You know all about the trouble with “mean girls” and competitive, judgmental women. Maybe you had a cruel high school experience straight out of the movie Carrie. Maybe you find yourself anxious because your daughter’s peers are excluding her. Maybe you’ve been harassed or marginalized by other females for being something they were or are not. That’s just the way girls and women operate. But have you ever considered what all this negativity is doing to us?
In The Twisted Sisterhood, Kelly Valen picks up where her arresting New York Times essay about a painful sorority encounter left off. She pulls back the curtain on female relationships, revealing the troubling findings from her unique survey of more than three thousand women from all walks of life.
Consider these discussion questions when reading The Twisted Sisterhood!
1. Do you find that your own experiences with girls and women correspond with some of the experiences women from the author’s survey were reporting? If yes, in what ways?
2. In thinking about your own relationships with women, did you find parts of this book surprising, unpleasant, or emotionally difficult to read? If so, which parts and why?
3. A number of women told the author they found groups of girls and women particularly intimidating or difficult to deal with, preferring a more one-on-one style of camaraderie. Have you found yourself feeling the same way?
4. One of the more common coping mechanisms or adaptations women have reported in the wake of their female-on-female hurts is keeping other women at arm’s length and not letting them in too close — at least not until they’ve “proven” themselves. Can you relate to that sentiment or know other women who seem to relate in this way?
5. Do you agree with the many women who feel that the hurts dealt by our fellow females often sting us in a unique and/or profound way — in ways the hurts dealt by men often do not? If so, why do you think this is the case?
6. The author and the majority of her survey respondents suggest that engaged, proactive mothering is a key component to improving relationships among females and fostering a more authentic, hospitable, and collaborative “sisterhood.” Do you agree? Why or why not? Do you see mothers as getting a bad rap or do you think more mothers could use a wake-up call when it comes to raising their daughters?
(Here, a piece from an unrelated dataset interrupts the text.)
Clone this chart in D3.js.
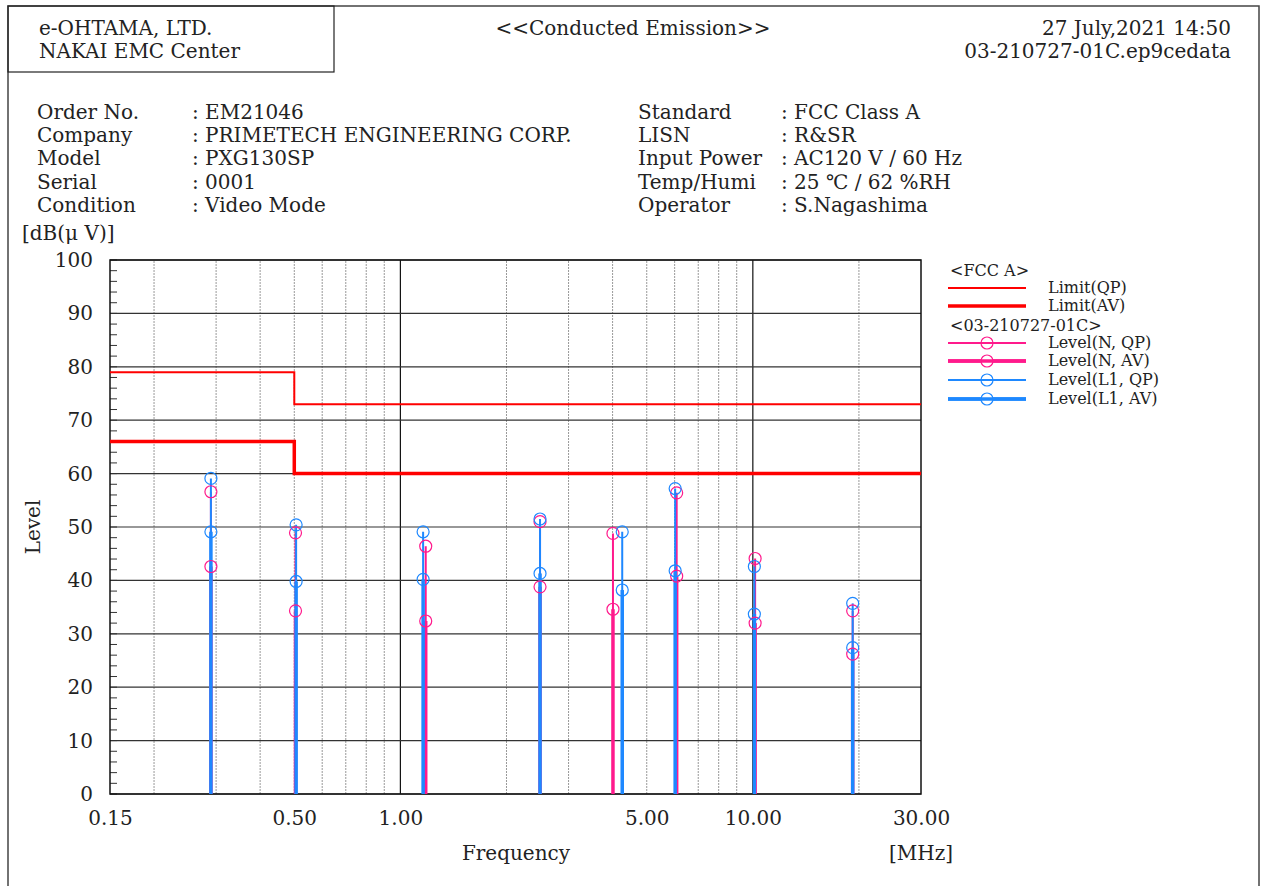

7. The author acknowledges that it is an ambitious goal to inspire real social change but does offer some ideas for how this might be accomplished among girls and women, including her “Handy Top 15” tips in Chapter 12. Can you imagine some others?
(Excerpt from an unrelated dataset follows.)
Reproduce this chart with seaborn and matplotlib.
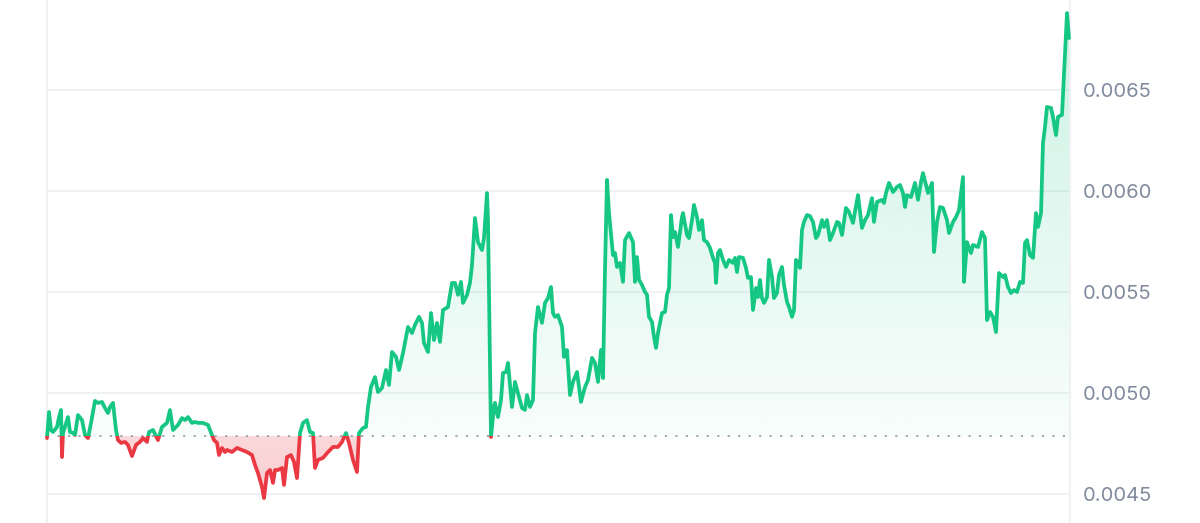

8. Many survey respondents believe that relations among females often improve as we age. Has this been your experience? Is this your hope?
9. One overriding theme in the book is that no matter how content or supported you might personally feel with your current circle of girlfriends, each of us holds a stake in helping foster a more mindful civility among all females in our society. Would you agree? What would you be willing to do to advance that goal and achieve a new status quo or “new normal” among females in this country?
10. How do you think the author herself may have benefitted from conducting the survey and writing her book?